»»

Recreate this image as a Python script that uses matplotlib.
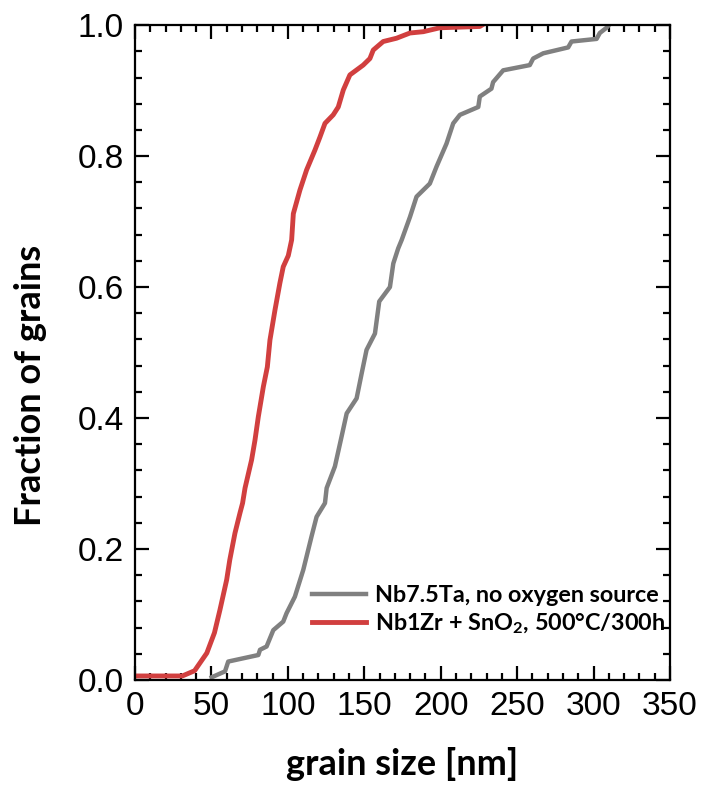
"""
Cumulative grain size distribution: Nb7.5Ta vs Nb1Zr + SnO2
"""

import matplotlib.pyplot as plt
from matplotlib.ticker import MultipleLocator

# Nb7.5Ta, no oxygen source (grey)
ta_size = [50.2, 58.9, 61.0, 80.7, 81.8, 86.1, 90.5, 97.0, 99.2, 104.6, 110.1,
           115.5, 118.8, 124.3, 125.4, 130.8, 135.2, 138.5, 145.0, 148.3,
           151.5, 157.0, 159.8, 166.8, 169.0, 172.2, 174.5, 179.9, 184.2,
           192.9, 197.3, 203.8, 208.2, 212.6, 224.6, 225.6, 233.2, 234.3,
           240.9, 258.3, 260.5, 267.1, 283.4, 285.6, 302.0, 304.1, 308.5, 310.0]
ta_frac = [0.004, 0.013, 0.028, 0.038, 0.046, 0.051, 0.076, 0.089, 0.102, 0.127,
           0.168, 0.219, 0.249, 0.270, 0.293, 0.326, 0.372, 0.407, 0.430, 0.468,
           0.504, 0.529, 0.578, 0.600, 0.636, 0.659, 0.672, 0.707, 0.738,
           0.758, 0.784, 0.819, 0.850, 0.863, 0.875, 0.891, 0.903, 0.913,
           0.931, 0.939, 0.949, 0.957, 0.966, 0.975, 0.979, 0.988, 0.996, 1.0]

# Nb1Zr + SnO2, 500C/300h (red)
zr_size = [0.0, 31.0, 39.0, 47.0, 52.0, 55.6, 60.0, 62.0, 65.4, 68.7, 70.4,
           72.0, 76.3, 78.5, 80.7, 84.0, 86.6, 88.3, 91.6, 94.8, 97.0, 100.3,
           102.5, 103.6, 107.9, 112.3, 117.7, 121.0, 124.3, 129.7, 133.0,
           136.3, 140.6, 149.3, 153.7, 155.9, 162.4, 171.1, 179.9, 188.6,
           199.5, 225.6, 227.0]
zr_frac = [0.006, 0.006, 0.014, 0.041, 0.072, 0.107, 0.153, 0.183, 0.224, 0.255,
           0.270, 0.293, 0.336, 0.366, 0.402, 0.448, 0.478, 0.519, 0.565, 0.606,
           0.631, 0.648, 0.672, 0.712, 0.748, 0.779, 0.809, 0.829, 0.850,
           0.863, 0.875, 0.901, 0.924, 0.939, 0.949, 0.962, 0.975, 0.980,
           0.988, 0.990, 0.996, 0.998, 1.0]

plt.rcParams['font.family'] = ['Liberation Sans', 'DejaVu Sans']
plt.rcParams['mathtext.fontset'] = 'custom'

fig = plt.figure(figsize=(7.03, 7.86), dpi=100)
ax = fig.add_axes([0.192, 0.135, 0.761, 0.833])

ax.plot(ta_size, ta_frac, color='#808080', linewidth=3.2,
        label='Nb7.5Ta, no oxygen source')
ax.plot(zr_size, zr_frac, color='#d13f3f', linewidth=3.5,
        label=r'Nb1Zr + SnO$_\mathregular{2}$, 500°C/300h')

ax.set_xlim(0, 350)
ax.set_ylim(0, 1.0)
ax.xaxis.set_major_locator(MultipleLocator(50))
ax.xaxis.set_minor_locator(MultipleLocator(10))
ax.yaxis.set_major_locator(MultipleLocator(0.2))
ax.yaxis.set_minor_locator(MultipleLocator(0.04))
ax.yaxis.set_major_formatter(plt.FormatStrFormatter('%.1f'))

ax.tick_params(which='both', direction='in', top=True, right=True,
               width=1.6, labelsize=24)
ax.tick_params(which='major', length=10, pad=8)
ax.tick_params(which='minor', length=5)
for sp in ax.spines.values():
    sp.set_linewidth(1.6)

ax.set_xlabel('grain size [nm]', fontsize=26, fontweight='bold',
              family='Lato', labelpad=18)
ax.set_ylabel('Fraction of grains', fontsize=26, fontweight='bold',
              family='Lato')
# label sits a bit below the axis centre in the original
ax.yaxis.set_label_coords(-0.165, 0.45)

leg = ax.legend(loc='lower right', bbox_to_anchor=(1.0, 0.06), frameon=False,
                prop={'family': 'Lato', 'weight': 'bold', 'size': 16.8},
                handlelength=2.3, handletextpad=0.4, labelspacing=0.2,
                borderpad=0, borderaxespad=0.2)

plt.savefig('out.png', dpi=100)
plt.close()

««

Leave out the pictures and give the listing above again exactly.

**Solution below**:
Recreate this image as a Python script that uses matplotlib.
"""
Cumulative grain size distribution: Nb7.5Ta vs Nb1Zr + SnO2
"""

import matplotlib.pyplot as plt
from matplotlib.ticker import MultipleLocator

# Nb7.5Ta, no oxygen source (grey)
ta_size = [50.2, 58.9, 61.0, 80.7, 81.8, 86.1, 90.5, 97.0, 99.2, 104.6, 110.1,
           115.5, 118.8, 124.3, 125.4, 130.8, 135.2, 138.5, 145.0, 148.3,
           151.5, 157.0, 159.8, 166.8, 169.0, 172.2, 174.5, 179.9, 184.2,
           192.9, 197.3, 203.8, 208.2, 212.6, 224.6, 225.6, 233.2, 234.3,
           240.9, 258.3, 260.5, 267.1, 283.4, 285.6, 302.0, 304.1, 308.5, 310.0]
ta_frac = [0.004, 0.013, 0.028, 0.038, 0.046, 0.051, 0.076, 0.089, 0.102, 0.127,
           0.168, 0.219, 0.249, 0.270, 0.293, 0.326, 0.372, 0.407, 0.430, 0.468,
           0.504, 0.529, 0.578, 0.600, 0.636, 0.659, 0.672, 0.707, 0.738,
           0.758, 0.784, 0.819, 0.850, 0.863, 0.875, 0.891, 0.903, 0.913,
           0.931, 0.939, 0.949, 0.957, 0.966, 0.975, 0.979, 0.988, 0.996, 1.0]

# Nb1Zr + SnO2, 500C/300h (red)
zr_size = [0.0, 31.0, 39.0, 47.0, 52.0, 55.6, 60.0, 62.0, 65.4, 68.7, 70.4,
           72.0, 76.3, 78.5, 80.7, 84.0, 86.6, 88.3, 91.6, 94.8, 97.0, 100.3,
           102.5, 103.6, 107.9, 112.3, 117.7, 121.0, 124.3, 129.7, 133.0,
           136.3, 140.6, 149.3, 153.7, 155.9, 162.4, 171.1, 179.9, 188.6,
           199.5, 225.6, 227.0]
zr_frac = [0.006, 0.006, 0.014, 0.041, 0.072, 0.107, 0.153, 0.183, 0.224, 0.255,
           0.270, 0.293, 0.336, 0.366, 0.402, 0.448, 0.478, 0.519, 0.565, 0.606,
           0.631, 0.648, 0.672, 0.712, 0.748, 0.779, 0.809, 0.829, 0.850,
           0.863, 0.875, 0.901, 0.924, 0.939, 0.949, 0.962, 0.975, 0.980,
           0.988, 0.990, 0.996, 0.998, 1.0]

plt.rcParams['font.family'] = ['Liberation Sans', 'DejaVu Sans']
plt.rcParams['mathtext.fontset'] = 'custom'

fig = plt.figure(figsize=(7.03, 7.86), dpi=100)
ax = fig.add_axes([0.192, 0.135, 0.761, 0.833])

ax.plot(ta_size, ta_frac, color='#808080', linewidth=3.2,
        label='Nb7.5Ta, no oxygen source')
ax.plot(zr_size, zr_frac, color='#d13f3f', linewidth=3.5,
        label=r'Nb1Zr + SnO$_\mathregular{2}$, 500°C/300h')

ax.set_xlim(0, 350)
ax.set_ylim(0, 1.0)
ax.xaxis.set_major_locator(MultipleLocator(50))
ax.xaxis.set_minor_locator(MultipleLocator(10))
ax.yaxis.set_major_locator(MultipleLocator(0.2))
ax.yaxis.set_minor_locator(MultipleLocator(0.04))
ax.yaxis.set_major_formatter(plt.FormatStrFormatter('%.1f'))

ax.tick_params(which='both', direction='in', top=True, right=True,
               width=1.6, labelsize=24)
ax.tick_params(which='major', length=10, pad=8)
ax.tick_params(which='minor', length=5)
for sp in ax.spines.values():
    sp.set_linewidth(1.6)

ax.set_xlabel('grain size [nm]', fontsize=26, fontweight='bold',
              family='Lato', labelpad=18)
ax.set_ylabel('Fraction of grains', fontsize=26, fontweight='bold',
              family='Lato')
# label sits a bit below the axis centre in the original
ax.yaxis.set_label_coords(-0.165, 0.45)

leg = ax.legend(loc='lower right', bbox_to_anchor=(1.0, 0.06), frameon=False,
                prop={'family': 'Lato', 'weight': 'bold', 'size': 16.8},
                handlelength=2.3, handletextpad=0.4, labelspacing=0.2,
                borderpad=0, borderaxespad=0.2)

plt.savefig('out.png', dpi=100)
plt.close()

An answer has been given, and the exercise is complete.